The rest of the surplus could find a home on Kauai, Maui, Oahu and Hawaii island, say the four county mayors.
The counties this year start off with the mayors asking for help from the state.
Wednesday afternoon, after the opening ceremonies at the state Capitol, the House and Senate budget committees will hold their first hearings on the counties’ plans.
Top of the list for the mayors will be HB 1606, introduced by the Council of Mayors. It would let the neighbor island counties raise their own general excise tax, up to 1 percentage point more, meaning that the tax you pay on Maui or Kauai could go from 4 percent to 5 percent.
The professed reason the mayors would want this is because the state has cut back payments to the counties. Remember that back when the Legislature didn’t have any money, one of the ways it got money was by not giving it to the counties.

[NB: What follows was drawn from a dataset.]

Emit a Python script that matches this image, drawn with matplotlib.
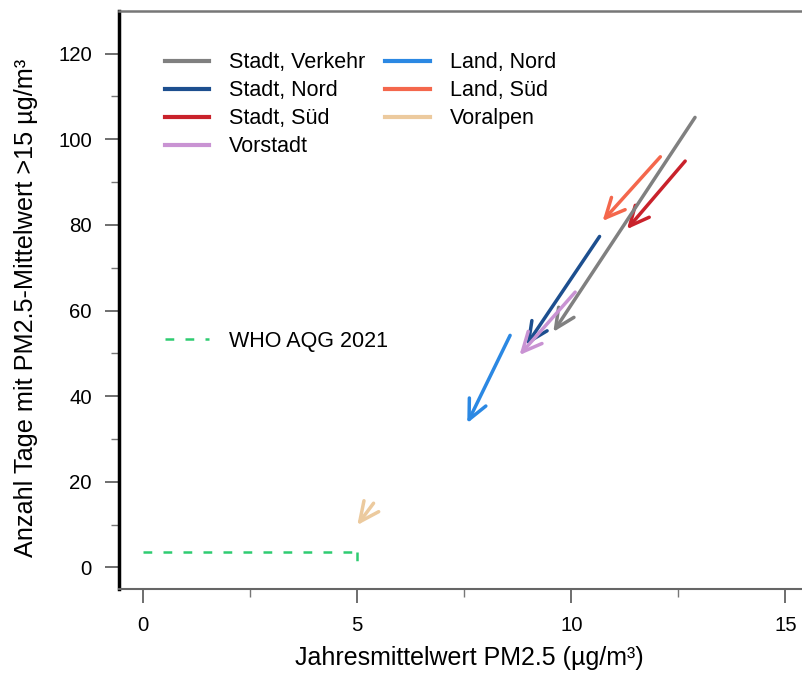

The state allowed the GET to increase on Oahu to pay for the rail transit program, but the state also skimmed 10 percent of the collection to "administer the tax collection."
Of course that was nothing but a money grab by the state, but if most of it was going for the rail transit system, there was little complaint, except from the taxpayers.
Now the counties want the Oahu skim cut from 10 percent to 2 percent.
Of course, the big jujitsu moment is that the counties do not want to go through the agony of defending a tax increase. If you think property tax hearings are torture, just wait to see what it would be like if the counties forced a new tax increase on the voters.
County services are reduced across the board, with parks and roads suffering the most.
So the real push-pull that is going on is that counties simply want more money from the state, or at least a restoration of the old payment system.
Give the counties more money and you will see the tax increase push flipped off the mat.